Posts: 187; Member since: Nov 13, 2012

Here in Brazil we dont say "Who are you?", except for unknown numbers... Some carriers signal are indeed poor, but the 'uh' is used in any conversation, it is like a agreement (short for uhum, that means yes)..

16. zennacko unregistered

...And it's not rude not to answer a call, of course some people will get mad at this attitude, but some things must remain sacred, besides you never know what the caller will talk about, maybe you're watching some movie with your BF/GF and a friend calls you for some pointless conversation (and you know it'll be pointless just by looking at the caller ID), so you can just refuse the call.

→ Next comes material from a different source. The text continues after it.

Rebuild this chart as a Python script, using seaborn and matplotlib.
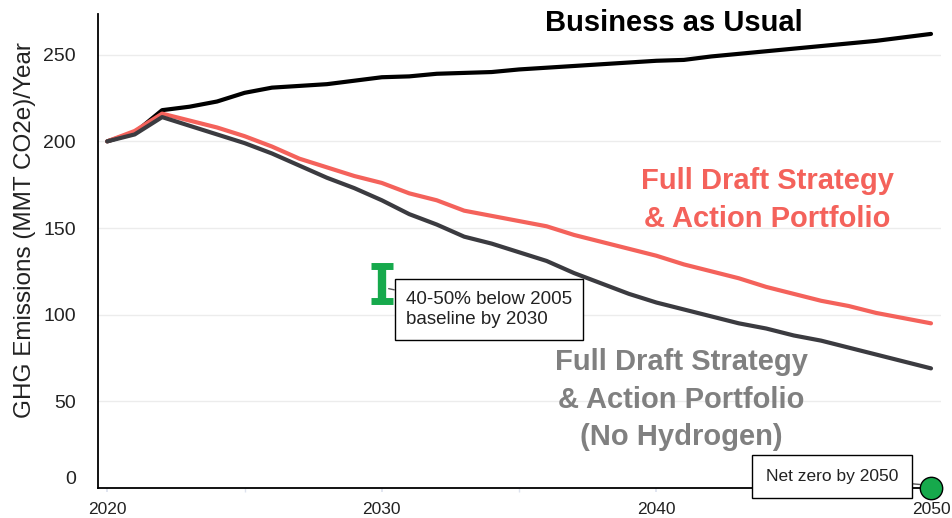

Also, when the call is important, but at an unfortunate time, we just say "Call me later" or "I'll call you later", or even send a text message saying that you're stuck in the middle of something and can't talk right now, it's perfectly fine, unless you're dealing with an insensitive, thus annoying person who won't mind calling you 100 times until you pick the call. The part of "who are you" exists because many families don't know the concept of a private phone, so they'll treat it like a landline phone, and the 1st to pick the call will talk or direct it to whom it may concern. And there's the crime problem, given by the amount of phone thefts, we gotta ask who's on the other side, if it's an unknown person, then you get to personally meet with the person you wanted to talk to, and chances are the conversation would start with "Can you believe this? My phone was stolen, again! That's why I couldn't keep in touch with you all these days..." -- Seriously, you don't even need a low-end smartphone to lure thieves and drug addicts to steal your phone nowadays :(

19. vishu9

Posts: 252; Member since: Mar 03, 2011

Indians are just starting to have cellphones?? Who is this super-moron?? What about being the 3rd largest telecom market??